A welcome warm respite from the torrential rain which had overwhelmed the Monday of LFW, the foyer of Sketch was dark and mysterious. We were shown through a neon-lit corridor and down stairs to some closed heavy green curtains, rustling in anticipation of Keiko Nishiyama's SS16 presentation. On being ushered through the small gap between them, which quickly closed behind us, we arrived in a small yet decadent tearoom. Tables were laden with millefeuille, teacups lined the room and in the middle, sat on wicker chairs, were two models enjoying their afternoon tea.
When everyone had gathered, watching the central table expectantly, the models stood. They burst into modern dance, moving around the room and each other, casting elongated shapes with their bodies. A cage containing a huge butterfly skeleton was lifted from the table to join the dance, held above heads in an homage to Nishiyama’s inspiration for this collection.
Then the catwalk began. The collection, named Lepidoptera after the alternative word for the butterfly species, was a feast of texture and pattern, layering abstract motifs in blue, green and lilac on white, cut-out fabrics, creating the impression of fluttering movement. Beetles and butterflies appeared on plainer garments, tying the collection together as a whole.

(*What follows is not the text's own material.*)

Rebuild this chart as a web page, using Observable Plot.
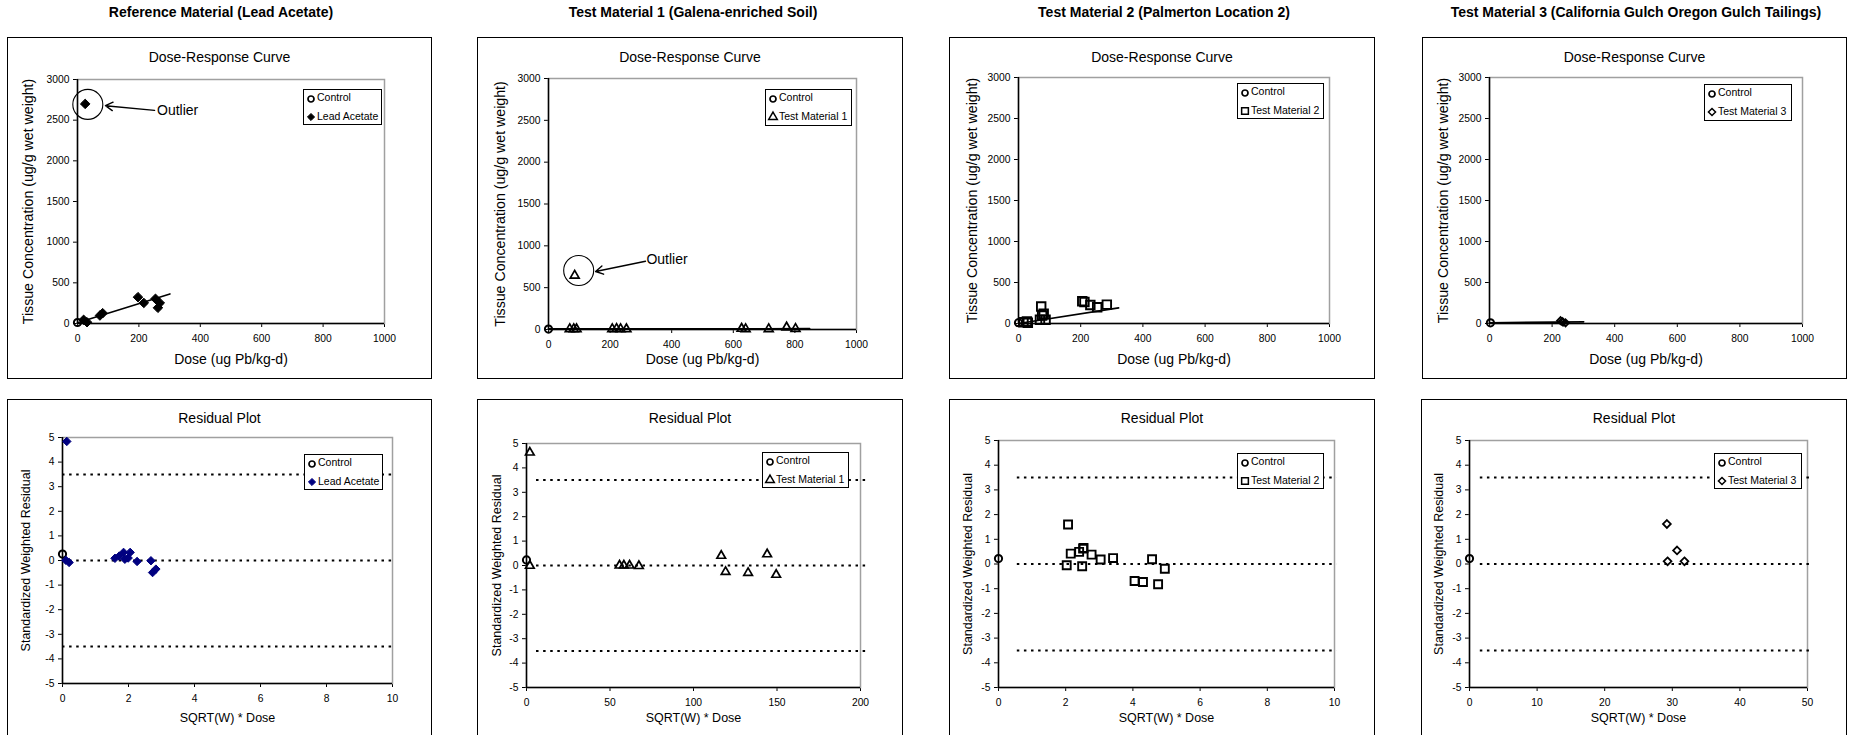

All intrinsically wearable, the clothes ranged from cute shirt-dresses to smarter trousers and tops tucked into skirts. Shoes were either pointed, curly-toed clogs or pretty sandals, adorned in the same fabric as the clothes.
The butterfly being synonymous with delicate elegance, it is no wonder that Nishiyama’s collection is one of feminine grace. Known for infusing inanimate objects so deeply into her designs that they evolve into completely different, and beautiful, forms. Nishiyama’s vision of her SS16 woman is poetically feminine, yet committed, bearing resemblance to the fine yet strong structure of the butterfly.
The presentation was a serene haven from the outside world. Beyond that green curtain, it didn’t matter what existed because inside was a paradise of intricate design (and tea), and I can only imagine that this feeling of calm beauty will only extend to embody the SS16 woman who will wear Nishiyama’s pieces.